> **Short problem**
Return each line of the listing that contains the string "diagram".
______
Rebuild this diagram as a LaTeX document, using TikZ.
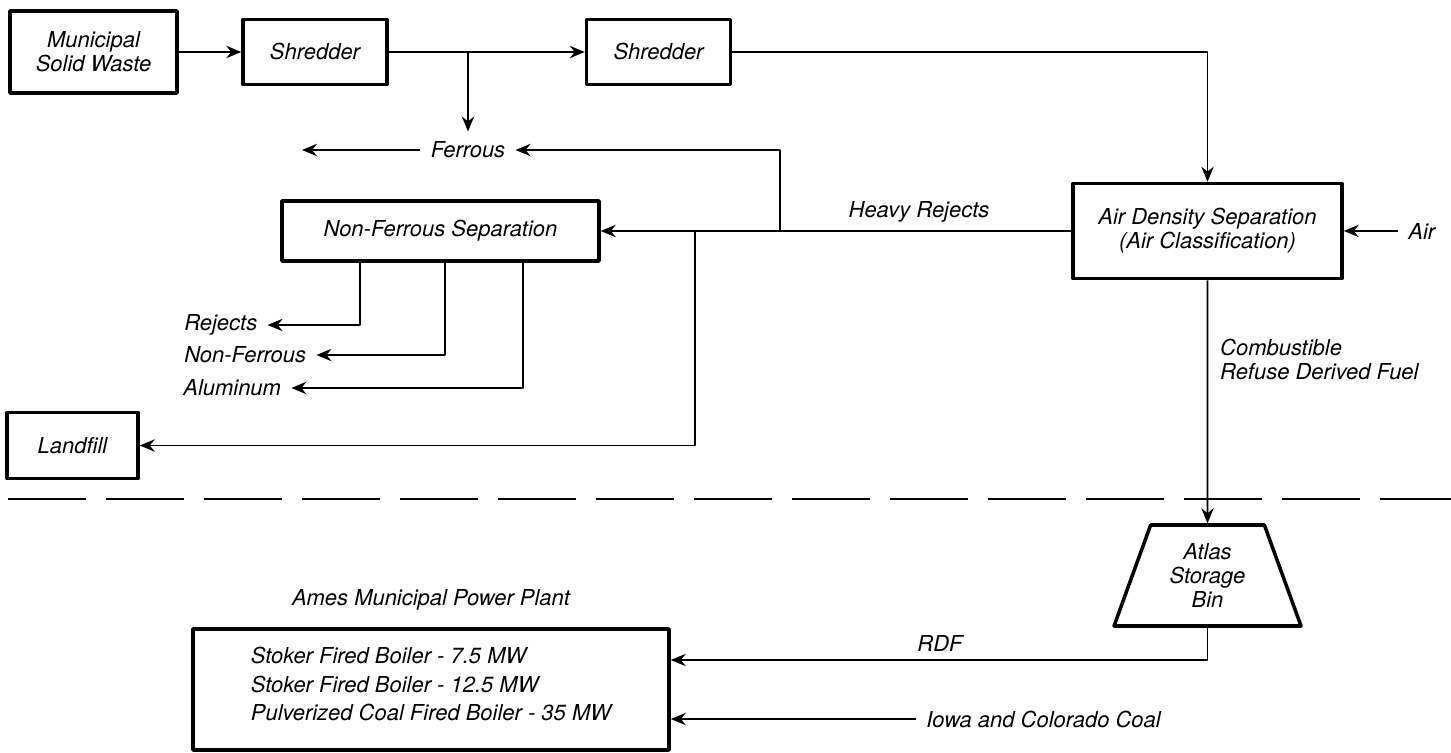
\documentclass[tikz,border=0pt]{standalone}
\usepackage{fontspec}
\setmainfont{TeX Gyre Heros}
\usetikzlibrary{arrows.meta,positioning,shapes.geometric}

\tikzset{
  unit/.style={draw, line width=2pt, align=center},
  flow/.style={->, line width=1.1pt},
  tag/.style={inner sep=0.2cm},
}

\begin{document}
\begin{tikzpicture}[font=\fontsize{12.5}{13.5}\selectfont\itshape, line join=round, >={Stealth[length=8.5pt,width=7pt]}]
  \useasboundingbox (0,0) rectangle (29.02,15.04);
  % processing units
  \node[unit, minimum width=3.34cm, minimum height=1.64cm] (msw) at (1.87,14.0) {Municipal\\Solid Waste};
  \node[unit, minimum width=2.88cm, minimum height=1.3cm] (shr1) at (6.30,14.0) {Shredder};
  \node[unit, minimum width=2.88cm, minimum height=1.3cm] (shr2) at (13.17,14.0) {Shredder};
  \node[unit, minimum width=5.38cm, minimum height=1.9cm] (ads) at (24.15,10.42) {Air Density Separation\\(Air Classification)};
  \node[unit, minimum width=6.34cm, minimum height=1.2cm] (nfs) at (8.81,10.42) {Non-Ferrous Separation};
  \node[unit, minimum width=2.62cm, minimum height=1.32cm] (landfill) at (1.45,6.13) {Landfill};
  \node[unit, trapezium, trapezium angle=60, trapezium stretches body, minimum width=3.74cm, minimum height=2.02cm, inner sep=0pt] (bin) at (24.15,3.53) {Atlas\\Storage\\Bin};
  \node[unit, minimum width=9.52cm, minimum height=2.42cm] (plant) at (8.62,1.25) {};
  \node[align=left] (boilers) at (8.62,1.36) {Stoker Fired Boiler - 7.5 MW\\[2.7pt]Stoker Fired Boiler - 12.5 MW\\[2.7pt]Pulverized Coal Fired Boiler - 35 MW};
  \node[above=0.22cm of plant] (amestitle) {Ames Municipal Power Plant};
  % stream labels
  \node[tag] (ferrous) at (9.36,12.04) {Ferrous};
  \node (heavy) at (18.38,10.80) {Heavy Rejects};
  \node[tag, anchor=west] (rejects) at (3.48,8.54) {Rejects};
  \node[tag, anchor=west] (nonfe) at (3.48,7.94) {Non-Ferrous};
  \node[tag, anchor=west] (alu) at (3.46,7.28) {Aluminum};
  \node[tag, anchor=west] (air) at (27.96,10.42) {Air};
  \node[anchor=west, align=left] (crdf) at (24.28,7.85) {Combustible\\Refuse Derived Fuel};
  \node (rdf) at (18.80,2.18) {RDF};
  \node[tag, anchor=west] (coal) at (18.32,0.66) {Iowa and Colorado Coal};
  % branch points
  \coordinate (fe) at (9.36,14.0);
  \coordinate (ferrousout) at (6.04,12.04);
  \coordinate (hr) at (15.60,10.42);
  \coordinate (lf) at (13.90,10.42);
  % flows
  \draw[flow] (msw) -- (shr1);
  \draw[flow] (shr1) -- (shr2);
  \draw[flow] (fe) -- (ferrous);
  \draw[flow] (ferrous) -- (ferrousout);
  \draw[flow] (shr2) -| (ads);
  \draw[flow] (ads) -- (nfs);
  \draw[flow] (hr) |- (ferrous);
  \draw[flow] (lf) |- (landfill);
  \draw[flow] ([xshift=-1.61cm]nfs.south) |- (rejects);
  \draw[flow] ([xshift=0.09cm]nfs.south) |- (nonfe);
  \draw[flow] ([xshift=1.65cm]nfs.south) |- (alu);
  \draw[flow] (air) -- (ads);
  \draw[flow] (ads) -- (bin);
  \draw[flow] (bin.south) |- ([yshift=0.59cm]plant.east);
  \draw[flow] (coal) -- ([yshift=-0.59cm]plant.east);
  % site boundary
  \draw[line width=1.4pt, dash pattern=on 1.56cm off 0.4cm] (0.16,5.06) -- (29.02,5.06);
\end{tikzpicture}
\end{document}
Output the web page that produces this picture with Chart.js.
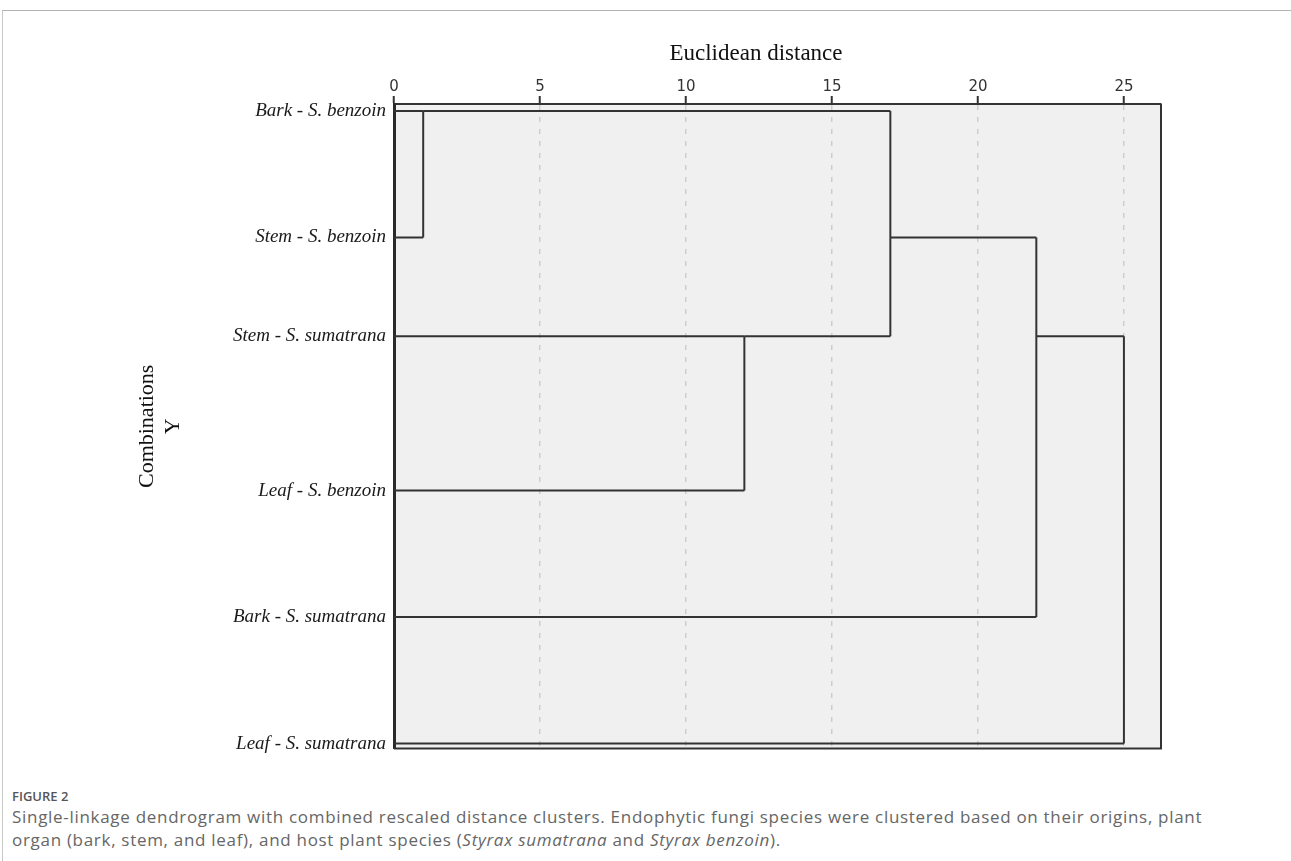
<!DOCTYPE html>
<html>
<head>
<meta charset="utf-8">
<script src="https://cdn.jsdelivr.net/npm/chart.js@4.4.1/dist/chart.umd.min.js"></script>
<style>
    html, body { margin:0; padding:0; background:#fff; }
    body { width:1291px; height:861px; position:relative; overflow:hidden; }
    .frame { position:absolute; left:2px; top:10px; width:1400px; height:900px; border-top:1px solid #b4b4b4; border-left:1px solid #c8c8c8; }
    .chart-box { position:absolute; left:0; top:0; width:1291px; height:768px; }
    .fig-label { position:absolute; left:12px; top:787px; font:600 13px 'Open Sans', sans-serif; color:#555; }
    .fig-caption { position:absolute; left:12px; top:805px; font:17px 'Open Sans', sans-serif; letter-spacing:0.7px; line-height:23px; color:#666; white-space:nowrap; }
</style>
</head>
<body>
<div class="frame"></div>
<div class="chart-box"><canvas id="dendroChart"></canvas></div>
<div class="fig-label">FIGURE 2</div>
<div class="fig-caption">Single-linkage dendrogram with combined rescaled distance clusters. Endophytic fungi species were clustered based on their origins, plant<br>organ (bark, stem, and leaf), and host plant species (<i>Styrax sumatrana</i> and <i>Styrax benzoin</i>).</div>

<script>
// leaves, top to bottom, and the row each one sits on
const leafNames = ['Bark - S. benzoin', 'Stem - S. benzoin', 'Stem - S. sumatrana', 'Leaf - S. benzoin', 'Bark - S. sumatrana', 'Leaf - S. sumatrana'];
const leafRows = [0, 1, 1.78, 3, 4, 5];

// merges (rescaled distance), children ('L' = leaf, 'M' = earlier merge), row the joined branch continues on
const mergeHeights = [1, 12, 17, 22, 25];
const mergeLeft = ['L0', 'L2', 'M0', 'M2', 'M3'];
const mergeRight = ['L1', 'L3', 'M1', 'L4', 'L5'];
const mergeRowLeaf = [0, 2, 1, 2, 2];

const xTicks = [0, 5, 10, 15, 20, 25];
const xMax = 26.27;

function nodeAt(id) {
    const k = parseInt(id.slice(1), 10);
    if (id[0] === 'L') return { x: 0, y: leafRows[k] };
    return { x: mergeHeights[k], y: leafRows[mergeRowLeaf[k]] };
}

const segments = [];
mergeHeights.forEach((h, k) => {
    const a = nodeAt(mergeLeft[k]), b = nodeAt(mergeRight[k]);
    segments.push([{ x: a.x, y: a.y }, { x: h, y: a.y }]);
    segments.push([{ x: b.x, y: b.y }, { x: h, y: b.y }]);
    segments.push([{ x: h, y: a.y }, { x: h, y: b.y }]);
});

const plotFrame = {
    id: 'plotFrame',
    beforeDraw(chart) {
        const { ctx, chartArea: a } = chart;
        ctx.save();
        ctx.fillStyle = '#f0f0f0';
        ctx.fillRect(a.left, a.top, a.right - a.left, a.bottom - a.top);
        ctx.restore();
    },
    afterDraw(chart) {
        const { ctx, chartArea: a } = chart;
        ctx.save();
        ctx.strokeStyle = '#333';
        ctx.lineWidth = 2;
        ctx.beginPath();
        ctx.moveTo(a.left, a.bottom); ctx.lineTo(a.right, a.bottom); ctx.lineTo(a.right, a.top);
        ctx.stroke();
        ctx.fillStyle = '#111';
        ctx.font = '23px "Liberation Serif", serif';
        ctx.textAlign = 'center';
        ctx.textBaseline = 'alphabetic';
        ctx.fillText('Euclidean distance', 756, 60);
        ctx.restore();
    }
};

new Chart(document.getElementById('dendroChart').getContext('2d'), {
    type: 'scatter',
    data: {
        datasets: segments.map(s => ({
            data: s, showLine: true, borderColor: '#333', borderWidth: 2,
            pointRadius: 0, pointHoverRadius: 0, fill: false
        }))
    },
    options: {
        responsive: true, maintainAspectRatio: false, animation: false,
        layout: { padding: { left: 0, top: 0, right: 130, bottom: 4 } },
        plugins: { legend: { display: false }, tooltip: { enabled: false } },
        scales: {
            x: {
                type: 'linear', position: 'top', min: 0, max: xMax,
                afterBuildTicks: s => { s.ticks = xTicks.map(v => ({ value: v })); },
                afterFit: s => { s.height = 104; },
                ticks: { color: '#333', padding: 0, font: { family: 'DejaVu Sans', size: 15 } },
                grid: {
                    color: c => c.index === 0 ? 'rgba(0,0,0,0)' : '#cdcdcd', lineWidth: 1.5,
                    tickColor: '#333', tickWidth: 2, tickLength: 8
                },
                border: { color: '#333', width: 2, dash: [5, 7] }
            },
            y: {
                type: 'linear', reverse: true, min: -0.055, max: 5.04,
                afterBuildTicks: s => { s.ticks = leafRows.map(v => ({ value: v })); },
                afterFit: s => { s.width = 394; },
                ticks: {
                    color: '#1a1a1a', padding: 8,
                    font: { family: 'Liberation Serif', size: 19, style: 'italic' },
                    callback: (v, i) => leafNames[i]
                },
                grid: { drawOnChartArea: false, drawTicks: false },
                border: { color: '#2a2a2a', width: 3 },
                title: {
                    display: true, text: ['Combinations', 'Y'], color: '#111',
                    font: { family: 'Liberation Serif', size: 22 }, padding: { top: 134 }
                }
            }
        }
    },
    plugins: [plotFrame]
});
</script>
</body>
</html>
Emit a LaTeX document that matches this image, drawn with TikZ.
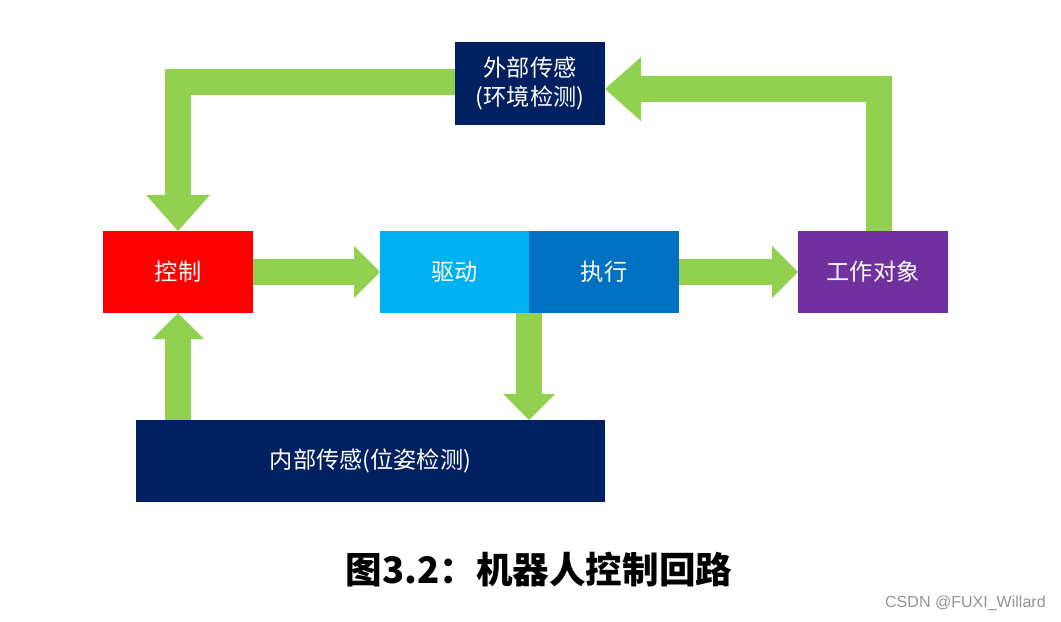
\documentclass[tikz,border=0pt]{standalone}
\usepackage{fontspec}
\setmainfont{Noto Sans CJK SC}
\newfontfamily\markfont{Liberation Sans}
\usepackage{xcolor}
\usepackage{tikz}
\usetikzlibrary{arrows.meta,positioning,calc}

\definecolor{loopgreen}{HTML}{92D050}
\definecolor{ctrlred}{HTML}{FF0000}
\definecolor{drvblue}{HTML}{00B0F0}
\definecolor{exeblue}{HTML}{0070C0}
\definecolor{objpurple}{HTML}{7030A0}
\definecolor{sensnavy}{HTML}{002060}

\begin{document}
\begin{tikzpicture}[
    x=0.025cm, y=-0.025cm,
    node distance=3.175cm,
    blk/.style={rectangle, text=white, align=center, inner sep=0pt, outer sep=0pt, minimum height=2.05cm, minimum width=3.75cm, font=\fontsize{16.5}{21}\selectfont},
    flow/.style={-{Triangle[width=1.3cm, length=0.65cm, line width=0pt]}, line width=0.65cm, draw=loopgreen},
    bigflow/.style={-{Triangle[width=1.6cm, length=0.9cm, line width=0pt]}, line width=0.65cm, draw=loopgreen, line join=miter}
]
    \useasboundingbox [fill=white] (0,0) rectangle (1061,621);

    \node [blk, fill=ctrlred] (ctrl) at (178,272) {控制};
    \node [blk, fill=drvblue, minimum width=3.725cm, right=of ctrl] (drv) {驱动};
    \node [blk, fill=exeblue, right=0cm of drv] (exe) {执行};
    \node [blk, fill=objpurple, right=2.975cm of exe] (obj) {工作对象};
    \node [blk, fill=sensnavy] (ext) at (530,83.5) {外部传感\\(环境检测)};
    \node [blk, fill=sensnavy, minimum width=11.725cm] (intl) at (370.5,461) {内部传感(位姿检测)};

    \draw [flow] (ctrl) -- (drv);
    \draw [flow] (exe) -- (obj);
    \draw [flow] (drv.south east) -- (drv.south east |- intl.north);
    \draw [flow] (ctrl.south |- intl.north) -- (ctrl.south);
    \draw [bigflow] ($(obj.north)+(6,0)$) |- ($(ext.east)+(0,5.5)$);
    \draw [bigflow] ($(ext.west)+(0,-1.5)$) -| (ctrl.north);

    \node [font=\fontsize{26}{30}\selectfont\bfseries] (cap) at (539,570) {图3.2：机器人控制回路};
    \node [anchor=east, inner sep=0pt, text=black!42, font=\markfont\fontsize{11.4}{13}\selectfont] (mark) at (1046,603) {CSDN @FUXI\_Willard};
\end{tikzpicture}
\end{document}
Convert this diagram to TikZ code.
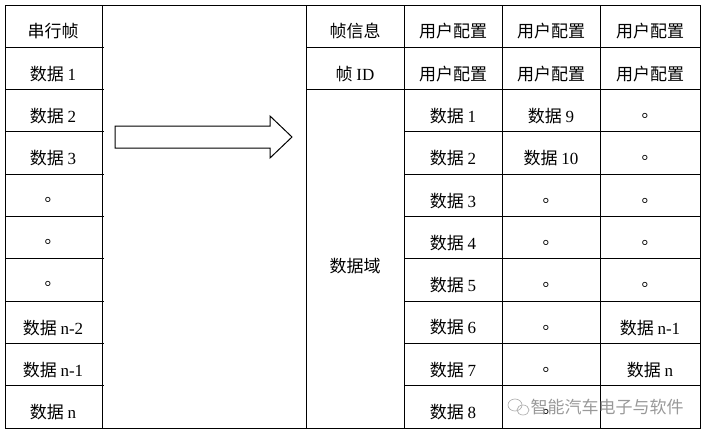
______
> **Answer in full**
Rebuild this diagram as a LaTeX document, using TikZ.
Convert this diagram to TikZ code.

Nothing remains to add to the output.